寛政年間に書かれた著者不明の『諏訪誌』から、「諏方神事の部」の一部を転載しました。ここに出る「風穴」は、習焼神社背後の山にある風穴のことです。
一、(前略) 昔風穴山に社を建てこれを祭る風祝と云うもの有りて其の祭りを行う、穴に蓋して祝詞し当年暴風を封じ籠(こめ)て農桑の豊沃を祈る、後に風間荘司と云うもの有り、これ風祝の事なり、風穴山は真志野村龍雲寺これなり、今に風穴とて存せり、昔風を封じこめたりし社なり、(後略)
幕末に書かれた松澤義章著『顯幽本記』にも、習焼神社と風穴を関連付けた文があります。
江戸時代の学者は「習焼神社の祭神を風神」と想定しています。これを中世の神事に振り向ければ、今年の豊作を予祝する一連の「春祭り(酉の祭など)」の終盤に、習焼神社へ「風鎮め」の神事を行うために参向するのは理に叶っています。しかし、龍雲寺に「風穴山」の山号はあっても、習焼神社には風にまつわるものは何も残っていません。

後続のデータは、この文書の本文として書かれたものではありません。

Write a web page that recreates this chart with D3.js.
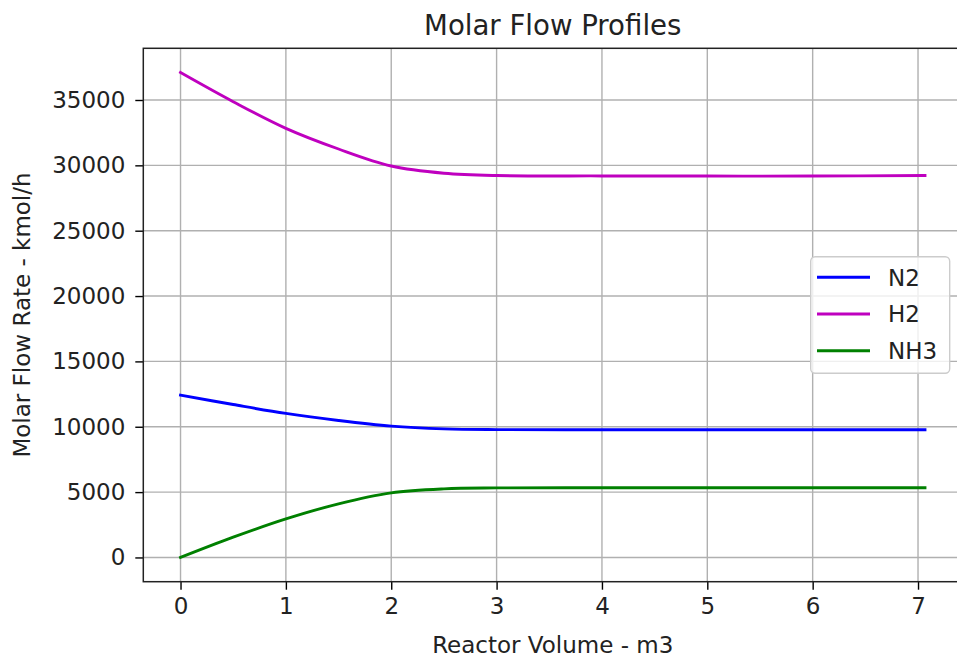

と、ここで閃きました。摂社流鏑馬社の例祭に用いる(前述の)鎌は、薙鎌の一種ではなく「風切り鎌」そのものということを…。
この鎌には納主名と「元治元年」の銘があります。もう少しで明治維新という時代の奉納品ですが、習焼神社を「風鎮めの神」として納めたのは間違いありません。
(“諏訪史の大御所”に影響されたくなかったので)ここまで書き上げてから、『諏訪史第二巻後編』を読んでみました。
著者の宮地直一さんは、各説を挙げて「(焼狩を)妥当とすべきように考えらるる」とまとめていました。
「“その手”があったか!!」というのが第一印象ですが、自説を固持して、狼煙を妥当とすべきとしました。
守矢家諸記録類『嘉禎神事事書』に、以下の記述を見つけ(てしまい)ました。
「之」では意味が通らないので、脱字があったと考え「有之(これあり)」としました。次の「ト」ですが、「小井河」は岡谷市の「小井川」なので、「ト」は「下」の間違いでしょう。「下宮(下社)の小井川郷が御贄以下を調達する」という意味になります。いずれも、誤植が考えられます。
“修正経緯”という前置きが長くなりましたが、ここでは「野火を着けて焼く」と書いています。やはり、「定説には素直に従え」ということでしょうか。それでも、贄の鹿を野火(焚き火)で焼いたと読むこともできます。それは苦しい解釈として、「習焼神社で野焼神事を行った」とすれば読者の方は納得できるでしょうか。
『手元絵図』から現在の習焼神社である「野焼大明神」の周辺を転載しました。上部の道に「御蔵(郷蔵)」があるので、当時は上が大道(幹線)となります。初めて習焼神社を参拝した頃は、県道に架かる「天井水路」脇に絵図の「堤」が遊水池跡としてありました。現在は天井水路が取り壊されたために、当時の景観は残っていません。
下方にある「馬場」で、『画詞・旧記』に出る笠懸が行われたのでしょう。現在の流鏑馬社辺りと言われています。